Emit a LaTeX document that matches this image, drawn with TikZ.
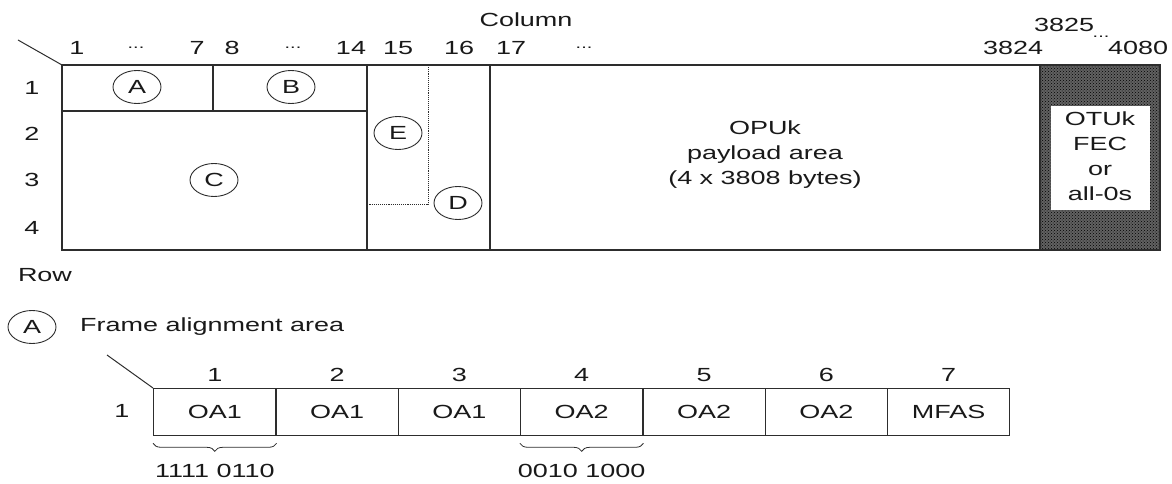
\documentclass[tikz,border=0pt]{standalone}
\usepackage{fontspec}
\setmainfont[FakeStretch=1.42]{Liberation Sans}
\usetikzlibrary{positioning,shapes.geometric,patterns,decorations.pathreplacing}
\definecolor{ink}{RGB}{45,45,45}
\tikzset{t/.style={font=\fontsize{19}{25}\selectfont,text=black!90,inner sep=0pt},
 dts/.style={t,font=\fontsize{14}{16}\selectfont},
 tag/.style={t,draw=ink,ellipse,minimum width=48pt,minimum height=33pt,line width=.9pt},
 ln/.style={draw=ink,line width=1.3pt},
 cell/.style={t,draw=ink,line width=1.3pt,minimum width=122.3pt,minimum height=47pt,anchor=north west},
 brc/.style={draw=ink,line width=.8pt,decorate,decoration={brace,mirror,amplitude=8pt}}}
\begin{document}
\begin{tikzpicture}[x=1pt,y=-1pt]
\useasboundingbox (0,0) rectangle (1172,484);
% frame header
\node[t] (col) at (526,20) {Column};\node[t] (row) at (45,275) {Row};
\coordinate (d0) at (18,40);\coordinate (o) at (62,65);
\draw[ln,line width=1pt] (d0)--(o);
\foreach \x/\s in {77/1,197/7,232/8,351/14,398/15,459/16,511/17,1013/3824,1138/4080}
 \node[t] at (\x,48) {\s};
\foreach \x in {136,293,584} \node[dts] at (\x,48) {...};
\node[t] (c3825) at (1064,25) {3825};\node[dts] at (1101,37) {...};
\foreach \y/\s in {88/1,134/2,180/3,228/4} \node[t] at (32,\y) {\s};
% FEC columns
\fill[black!62] (1040,65) rectangle (1160,250);
\fill[pattern=crosshatch dots,pattern color=black] (1040,65) rectangle (1160,250);
\fill[white] (1051,106) rectangle (1150,210);
\draw[ln] (o) rectangle (1160,250);
\draw[ln] (62,111)--(367,111) (213,65)--(213,111) (367,65)--(367,250)
 (490,65)--(490,250) (1040,65)--(1040,250);
\draw[ink,line width=.9pt,densely dotted] (428,65)--(428,204)--(367,204);
\node[t,align=center] (pl) at (765,155) {OPUk\\payload area\\(4 x 3808 bytes)};
\node[t,align=center] (fec) at (1100,156) {OTUk\\FEC\\or\\all-0s};
\node[tag] (A) at (137,87) {A};\node[tag] (B) at (291,87) {B};
\node[tag] (C) at (214,180) {C};\node[tag] (E) at (398,133) {E};
\node[tag] (D) at (458,203) {D};
% frame alignment area
\node[tag] (key) at (32,327) {A};
\node[t,anchor=west] (ttl) at (80,327) {Frame alignment area};
\foreach \i/\s in {1/OA1,2/OA1,3/OA1,4/OA2,5/OA2,6/OA2,7/MFAS}{
 \node[cell] (c\i) at ({153+122.3*(\i-1)},388) {\s};
 \node[t] at ([yshift=13pt]c\i.north) {\i};}
\node[t] (r1) at (122,411) {1};
\coordinate (d1) at (107,355);
\draw[ln,line width=1pt] (d1)--(c1.north west);
\draw[brc] ([yshift=-7pt]c1.south west)--([yshift=-7pt]c1.south east);
\draw[brc] ([yshift=-7pt]c4.south west)--([yshift=-7pt]c4.south east);
\node[t] (b1) at ([yshift=-35pt]c1.south) {1111 0110};
\node[t] (b4) at ([yshift=-35pt]c4.south) {0010 1000};
\end{tikzpicture}
\end{document}
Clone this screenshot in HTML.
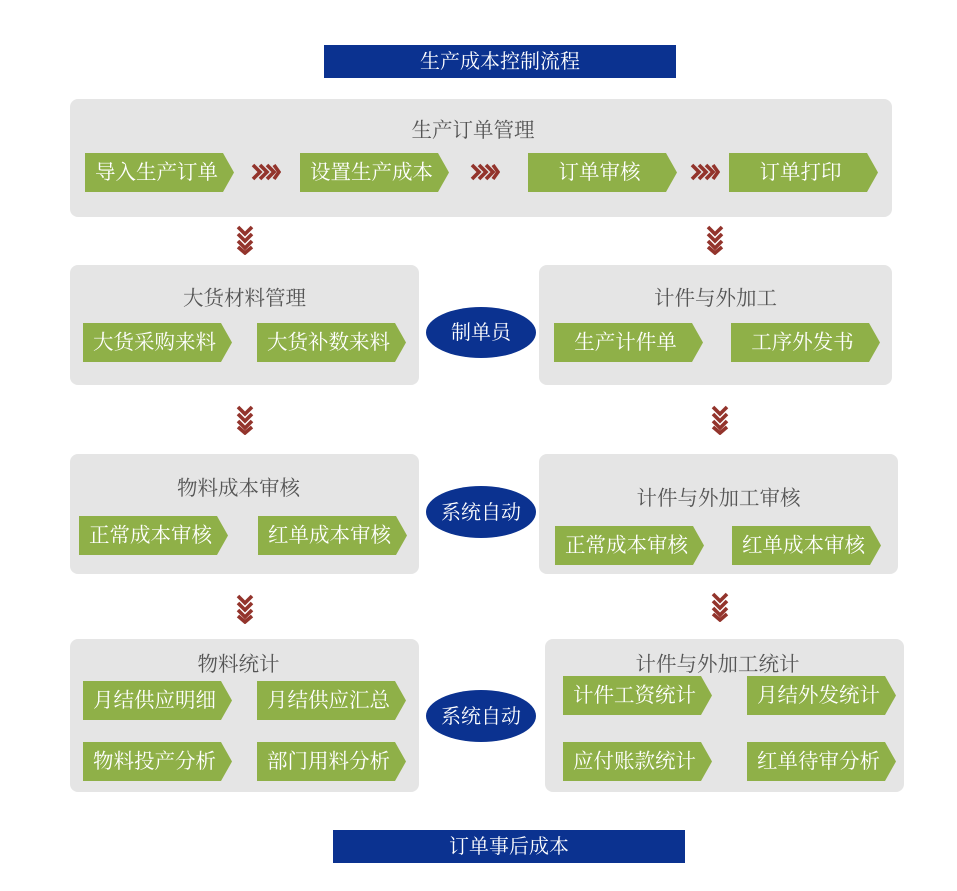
<!DOCTYPE html><html><head><meta charset="utf-8"><style>
body{margin:0;width:957px;height:891px;background:#fff;position:relative;font-family:"Liberation Serif","Noto Serif CJK SC",serif;overflow:hidden}
.a{position:absolute}
.bar{background:#0b3290;color:#fff;font-size:20px;text-align:center;line-height:35px}
.p{background:#e5e5e5;border-radius:8px}
.t{color:#555;font-size:20.5px;text-align:center;margin-top:1px}
.g{background:#8fb048;color:#fff;font-size:20.5px;line-height:41px;text-align:center;clip-path:polygon(0 0,calc(100% - 11px) 0,100% 50%,calc(100% - 11px) 100%,0 100%);padding-right:6px;box-sizing:border-box;height:39px}
.e{background:#0b3290;color:#fff;border-radius:50%;font-size:20px;text-align:center}
</style></head><body>
<svg width="0" height="0" style="position:absolute"><defs>
<symbol id="r" viewBox="0 0 30 18"><g fill="none" stroke="#93342c" stroke-width="3.6"><path d="M2 2l7 7-7 7M9 2l7 7-7 7M16 2l7 7-7 7M23 2l5 7-5 7"/></g></symbol>
<symbol id="d" viewBox="0 0 18 30"><g fill="none" stroke="#93342c" stroke-width="3.6"><path d="M2 2l7 7 7-7M2 9l7 7 7-7M2 16l7 7 7-7M2 22l7 6 7-6"/></g></symbol>
</defs></svg>
<div class="a bar" style="left:324px;top:45px;width:352px;height:33px">生产成本控制流程</div>
<div class="a bar" style="left:333px;top:830px;width:352px;height:33px">订单事后成本</div>

<div class="a p" style="left:70px;top:99px;width:822px;height:118px"></div>
<div class="a t" style="left:70px;top:112px;width:806px">生产订单管理</div>
<div class="a g" style="left:85px;top:153px;width:149px">导入生产订单</div>
<div class="a g" style="left:300px;top:153px;width:149px">设置生产成本</div>
<div class="a g" style="left:528px;top:153px;width:149px">订单审核</div>
<div class="a g" style="left:729px;top:153px;width:149px">订单打印</div>
<svg class="a" style="left:251px;top:163px" width="30" height="18"><use href="#r"/></svg>
<svg class="a" style="left:470px;top:163px" width="30" height="18"><use href="#r"/></svg>
<svg class="a" style="left:690px;top:163px" width="30" height="18"><use href="#r"/></svg>

<svg class="a" style="left:236px;top:225px" width="18" height="30"><use href="#d"/></svg>
<svg class="a" style="left:706px;top:225px" width="18" height="30"><use href="#d"/></svg>
<svg class="a" style="left:236px;top:405px" width="18" height="30"><use href="#d"/></svg>
<svg class="a" style="left:711px;top:405px" width="18" height="30"><use href="#d"/></svg>
<svg class="a" style="left:236px;top:594px" width="18" height="30"><use href="#d"/></svg>
<svg class="a" style="left:711px;top:592px" width="18" height="30"><use href="#d"/></svg>

<div class="a p" style="left:70px;top:265px;width:349px;height:120px"></div>
<div class="a t" style="left:70px;top:280px;width:349px">大货材料管理</div>
<div class="a g" style="left:83px;top:323px;width:149px">大货采购来料</div>
<div class="a g" style="left:257px;top:323px;width:149px">大货补数来料</div>
<div class="a p" style="left:539px;top:265px;width:353px;height:120px"></div>
<div class="a t" style="left:539px;top:280px;width:353px">计件与外加工</div>
<div class="a g" style="left:554px;top:323px;width:149px">生产计件单</div>
<div class="a g" style="left:731px;top:323px;width:149px">工序外发书</div>
<div class="a e" style="left:426px;top:307px;width:110px;height:51px;line-height:53px">制单员</div>

<div class="a p" style="left:70px;top:454px;width:349px;height:120px"></div>
<div class="a t" style="left:64px;top:470px;width:349px">物料成本审核</div>
<div class="a g" style="left:79px;top:516px;width:149px">正常成本审核</div>
<div class="a g" style="left:258px;top:516px;width:149px">红单成本审核</div>
<div class="a p" style="left:539px;top:454px;width:359px;height:120px"></div>
<div class="a t" style="left:539px;top:480px;width:359px">计件与外加工审核</div>
<div class="a g" style="left:555px;top:526px;width:149px">正常成本审核</div>
<div class="a g" style="left:732px;top:526px;width:149px">红单成本审核</div>
<div class="a e" style="left:426px;top:486px;width:110px;height:52px;line-height:54px">系统自动</div>

<div class="a p" style="left:70px;top:639px;width:349px;height:153px"></div>
<div class="a t" style="left:64px;top:646px;width:349px">物料统计</div>
<div class="a g" style="left:83px;top:681px;width:149px">月结供应明细</div>
<div class="a g" style="left:257px;top:681px;width:149px">月结供应汇总</div>
<div class="a g" style="left:83px;top:742px;width:149px">物料投产分析</div>
<div class="a g" style="left:257px;top:742px;width:149px">部门用料分析</div>
<div class="a p" style="left:545px;top:639px;width:359px;height:153px"></div>
<div class="a t" style="left:545px;top:646px;width:345px">计件与外加工统计</div>
<div class="a g" style="left:563px;top:676px;width:149px">计件工资统计</div>
<div class="a g" style="left:747px;top:676px;width:149px">月结外发统计</div>
<div class="a g" style="left:563px;top:742px;width:149px">应付账款统计</div>
<div class="a g" style="left:747px;top:742px;width:149px">红单待审分析</div>
<div class="a e" style="left:426px;top:690px;width:110px;height:52px;line-height:54px">系统自动</div>
</body></html>
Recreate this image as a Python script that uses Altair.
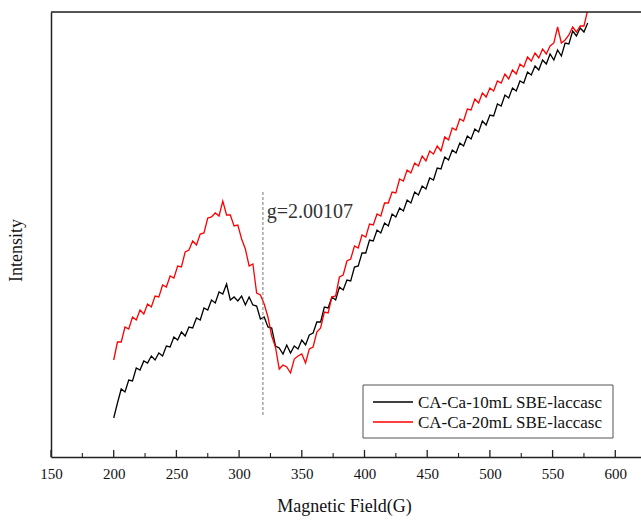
import altair as alt
import pandas as pd

# Magnetic field grid (G)
field = list(range(200, 579, 3))

# EPR intensity (arbitrary units)
black = [39, 54, 68, 65, 77, 76, 89, 87, 96, 94,
         101, 97, 104, 101, 111, 110, 120, 117, 125, 121,
         130, 129, 139, 137, 149, 147, 157, 154, 165, 163,
         173, 157, 160, 156, 161, 152, 160, 152, 151, 138,
         140, 130, 129, 111, 109, 103, 112, 104, 111, 108,
         117, 112, 122, 124, 135, 135, 150, 149, 160, 157,
         170, 167, 177, 176, 190, 191, 204, 204, 217, 216,
         227, 224, 234, 231, 243, 240, 249, 246, 257, 254,
         265, 262, 271, 268, 279, 277, 289, 288, 300, 297,
         307, 304, 314, 311, 321, 318, 328, 325, 336, 332,
         342, 341, 353, 351, 362, 359, 369, 366, 376, 374,
         385, 382, 391, 387, 397, 393, 403, 397, 407, 401,
         414, 413, 426, 421, 429, 425, 434]

red = [97, 115, 115, 130, 128, 140, 137, 147, 143, 153,
       150, 161, 160, 172, 170, 181, 179, 191, 190, 205,
       207, 216, 212, 223, 224, 239, 240, 244, 241, 256,
       242, 242, 231, 232, 218, 208, 191, 193, 164, 162,
       153, 140, 121, 110, 88, 92, 90, 84, 98, 101,
       103, 94, 108, 110, 125, 129, 145, 144, 160, 161,
       180, 182, 196, 198, 211, 209, 222, 220, 233, 232,
       243, 241, 254, 254, 265, 264, 278, 276, 287, 284,
       294, 291, 301, 296, 306, 303, 311, 306, 320, 317,
       329, 327, 338, 336, 348, 347, 358, 354, 364, 360,
       369, 366, 376, 374, 383, 378, 387, 383, 393, 390,
       400, 396, 404, 399, 408, 403, 411, 414, 430, 414,
       417, 422, 430, 425, 431, 431, 447]

series_names = ["CA-Ca-10mL SBE-laccasc", "CA-Ca-20mL SBE-laccasc"]
series_colors = ["#000000", "#ff0000"]

major_ticks = [150, 200, 250, 300, 350, 400, 450, 500, 550, 600]
minor_ticks = [175, 225, 275, 325, 375, 425, 475, 525, 575]

g_field = [319]
g_low = [42]
g_high = [265]
g_label = ["g=2.00107"]
g_label_field = [322]
g_label_int = [245]

FONT = "Liberation Serif"
W, H = 590, 445
FRAME = "#222222"

df = pd.DataFrame({
    "field": field + field,
    "intensity": black + red,
    "series": [series_names[0]] * len(field) + [series_names[1]] * len(field),
})

xs = alt.Scale(domain=[150, 620.5], nice=False, zero=False)
ys = alt.Scale(domain=[0, 445], nice=False, zero=False)

xaxis = alt.Axis(
    values=major_ticks, title="Magnetic Field(G)", ticks=False, grid=False,
    labelFont=FONT, labelFontSize=15, labelColor="#111", labelFlush=False,
    labelPadding=9, domainColor=FRAME, domainWidth=1.5,
    titleFont=FONT, titleFontSize=18, titleFontWeight="normal", titleColor="#111",
    titlePadding=16, titleX=293)
yaxis = alt.Axis(
    title="Intensity", labels=False, ticks=False, grid=False,
    domainColor=FRAME, domainWidth=1.5,
    titleFont=FONT, titleFontSize=18, titleFontWeight="normal", titleColor="#111",
    titlePadding=26, titleY=238)

lines = alt.Chart(df).mark_line(strokeWidth=1.3, clip=True).encode(
    x=alt.X("field:Q", scale=xs, axis=xaxis),
    y=alt.Y("intensity:Q", scale=ys, axis=yaxis),
    color=alt.Color("series:N", scale=alt.Scale(domain=series_names, range=series_colors),
                    legend=None),
)

major = alt.Chart(pd.DataFrame({"field": major_ticks})).mark_rule(
    color=FRAME, strokeWidth=1.3).encode(
    x=alt.X("field:Q", scale=xs, axis=xaxis), y=alt.value(H), y2=alt.value(H - 7))

minor = alt.Chart(pd.DataFrame({"field": minor_ticks})).mark_rule(
    color=FRAME, strokeWidth=1.1).encode(
    x=alt.X("field:Q", scale=xs, axis=xaxis), y=alt.value(H), y2=alt.value(H - 4))

top_border = alt.Chart(pd.DataFrame({"a": [0]})).mark_rule(
    color=FRAME, strokeWidth=1.5).encode(
    x=alt.value(0), x2=alt.value(W), y=alt.value(0))

gline = alt.Chart(pd.DataFrame({"field": g_field, "intensity": g_low, "hi": g_high})).mark_rule(
    color="#777777", strokeWidth=1, strokeDash=[3, 2]).encode(
    x=alt.X("field:Q", scale=xs, axis=xaxis),
    y=alt.Y("intensity:Q", scale=ys, axis=yaxis), y2="hi:Q")

gtext = alt.Chart(pd.DataFrame({"field": g_label_field, "intensity": g_label_int, "t": g_label})).mark_text(
    align="left", baseline="middle", font=FONT, fontSize=20, color="#333333").encode(
    x=alt.X("field:Q", scale=xs, axis=xaxis),
    y=alt.Y("intensity:Q", scale=ys, axis=yaxis), text="t:N")

# legend drawn by hand (box, line keys and labels)
LX0, LX1, LY0, LY1 = 312, 562, 373, 426
legend_box = alt.Chart(pd.DataFrame({"a": [0]})).mark_rect(
    fill="white", stroke="#555555", strokeWidth=1).encode(
    x=alt.value(LX0), x2=alt.value(LX1), y=alt.value(LY0), y2=alt.value(LY1))

legend_layers = [legend_box]
for i, (name, col) in enumerate(zip(series_names, series_colors)):
    ry = 390 + 20 * i
    legend_layers.append(
        alt.Chart(pd.DataFrame({"s": [name]})).mark_rule(color=col, strokeWidth=1.5).encode(
            x=alt.value(322), x2=alt.value(362), y=alt.value(ry)))
    legend_layers.append(
        alt.Chart(pd.DataFrame({"s": [name]})).mark_text(
            align="left", baseline="middle", font=FONT, fontSize=17, color="#111111").encode(
            x=alt.value(367), y=alt.value(ry + 1), text="s:N"))

chart = alt.layer(lines, major, minor, top_border, gline, gtext, *legend_layers).properties(
    width=W, height=H, autosize="none",
    padding={"left": 51, "top": 12, "right": 0, "bottom": 63},
).configure_view(stroke=None).configure(background="white")

chart.save("out.html", embed_options={"renderer": "svg", "actions": False})
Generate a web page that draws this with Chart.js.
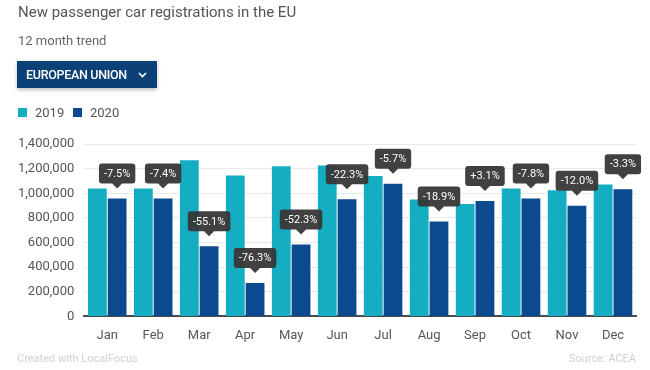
<!DOCTYPE html>
<html>
<head>
<meta charset="utf-8">
<script src="https://cdn.jsdelivr.net/npm/chart.js@4"></script>
<style>
  html, body { margin: 0; padding: 0; background: #fff; }
  body { width: 650px; height: 370px; position: relative; overflow: hidden; font-family: Roboto, "Open Sans", sans-serif; }
  #title { position: absolute; left: 18px; top: 3px; font-size: 15px; color: #555; white-space: nowrap; }
  #subtitle { position: absolute; left: 18px; top: 33px; font-size: 13px; color: #666; }
  #btn { position: absolute; left: 17px; top: 61px; width: 140px; height: 27px; background: #0b4177; color: #fff;
         font-size: 12.5px; font-weight: 500; box-shadow: 0 2px 4px rgba(0,0,0,0.25); box-sizing: border-box; padding-left: 9px; line-height: 27px; letter-spacing: -0.3px; }
  #btn svg { position: absolute; left: 121px; top: 11px; }
  #legend { position: absolute; left: 18px; top: 105px; font-size: 13px; color: #555; }
  .li { position: absolute; top: 0; white-space: nowrap; line-height: 16px; }
  .sw { display: inline-block; width: 9px; height: 9px; vertical-align: -0px; margin-right: 8px; }
  #credit { position: absolute; left: 17px; top: 352px; font-size: 11px; color: #d0d0d0; }
  #source { position: absolute; right: 14px; top: 352px; font-size: 11px; color: #d0d0d0; }
  #c { position: absolute; left: 0; top: 0; }
</style>
</head>
<body>
<canvas id="c" width="650" height="370"></canvas>
<div id="title">New passenger car registrations in the EU</div>
<div id="subtitle">12 month trend</div>
<div id="btn">EUROPEAN UNION<svg width="9" height="6" viewBox="0 0 9 6"><path d="M1 1 L4.5 4.5 L8 1" stroke="#fff" stroke-width="1.6" fill="none"/></svg></div>
<div id="legend">
  <div class="li" style="left:0"><span class="sw" style="background:#14adc1"></span>2019</div>
  <div class="li" style="left:55px"><span class="sw" style="background:#0b4a8e"></span>2020</div>
</div>
<div id="credit">Created with LocalFocus</div>
<div id="source">Source: ACEA</div>
<script>
const months = ["Jan","Feb","Mar","Apr","May","Jun","Jul","Aug","Sep","Oct","Nov","Dec"];
const values2019 = [1038000, 1038000, 1268000, 1144000, 1219000, 1226000, 1141000, 949000, 913000, 1038000, 1024000, 1071000];
const values2020 = [958000, 957000, 569000, 271000, 583000, 951000, 1077000, 770000, 938000, 957000, 899000, 1033000];
const changeLabels = ["-7.5%","-7.4%","-55.1%","-76.3%","-52.3%","-22.3%","-5.7%","-18.9%","+3.1%","-7.8%","-12.0%","-3.3%"];
const yTicks = [0, 200000, 400000, 600000, 800000, 1000000, 1200000, 1400000];

const labelPlugin = {
  id: 'changeLabels',
  afterDatasetsDraw(chart) {
    const ctx = chart.ctx;
    const meta = chart.getDatasetMeta(1);
    ctx.save();
    ctx.font = '11px Roboto, sans-serif';
    ctx.textAlign = 'center';
    ctx.textBaseline = 'middle';
    meta.data.forEach((el, i) => {
      const txt = changeLabels[i];
      const tipY = el.y - 10;
      const h = 20, ph = 5, pw = 5;
      const w = ctx.measureText(txt).width + 10;
      const x0 = el.x - w / 2, y1 = tipY - ph, y0 = y1 - h;
      ctx.fillStyle = 'rgba(55,55,55,0.95)';
      ctx.beginPath();
      const r = 3;
      ctx.moveTo(x0 + r, y0);
      ctx.lineTo(x0 + w - r, y0);
      ctx.quadraticCurveTo(x0 + w, y0, x0 + w, y0 + r);
      ctx.lineTo(x0 + w, y1 - r);
      ctx.quadraticCurveTo(x0 + w, y1, x0 + w - r, y1);
      ctx.lineTo(el.x + pw, y1);
      ctx.lineTo(el.x, tipY);
      ctx.lineTo(el.x - pw, y1);
      ctx.lineTo(x0 + r, y1);
      ctx.quadraticCurveTo(x0, y1, x0, y1 - r);
      ctx.lineTo(x0, y0 + r);
      ctx.quadraticCurveTo(x0, y0, x0 + r, y0);
      ctx.closePath();
      ctx.fill();
      ctx.fillStyle = '#fff';
      ctx.fillText(txt, el.x, y0 + h / 2 + 0.5);
    });
    ctx.restore();
  }
};

new Chart(document.getElementById('c'), {
  type: 'bar',
  data: {
    labels: months,
    datasets: [
      { label: '2019', data: values2019, backgroundColor: '#14adc1', categoryPercentage: 0.86, barPercentage: 0.95 },
      { label: '2020', data: values2020, backgroundColor: '#0b4a8e', categoryPercentage: 0.86, barPercentage: 0.95 }
    ]
  },
  options: {
    responsive: false,
    animation: false,
    events: [],
    layout: { padding: { left: 8, right: 14, top: 144, bottom: 22 } },
    plugins: { legend: { display: false }, tooltip: { enabled: false } },
    scales: {
      x: {
        grid: { display: false },
        border: { display: true, color: '#4a4a4a', width: 2 },
        ticks: { color: '#555', font: { family: 'Roboto', size: 13 }, padding: 4 }
      },
      y: {
        min: 0, max: 1400000,
        afterBuildTicks(scale) { scale.ticks = yTicks.map(v => ({ value: v })); },
        grid: { color: '#e9e9e9', drawTicks: false, lineWidth: 1 },
        border: { display: false },
        ticks: {
          color: '#555', font: { family: 'Roboto', size: 13 }, padding: 10,
          callback: v => v.toLocaleString('en-US')
        }
      }
    }
  },
  plugins: [labelPlugin]
});
</script>
</body>
</html>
######
◆ TASK TO COMPLETE: Take the lines from the one holding "Recreate this image" to the one holding "field = list(range(200, 579, 3))", both lines included, and give them again exactly, with no pictures.

◆ EXERCISE ANSWER:
Recreate this image as a Python script that uses Altair.
import altair as alt
import pandas as pd

# Magnetic field grid (G)
field = list(range(200, 579, 3))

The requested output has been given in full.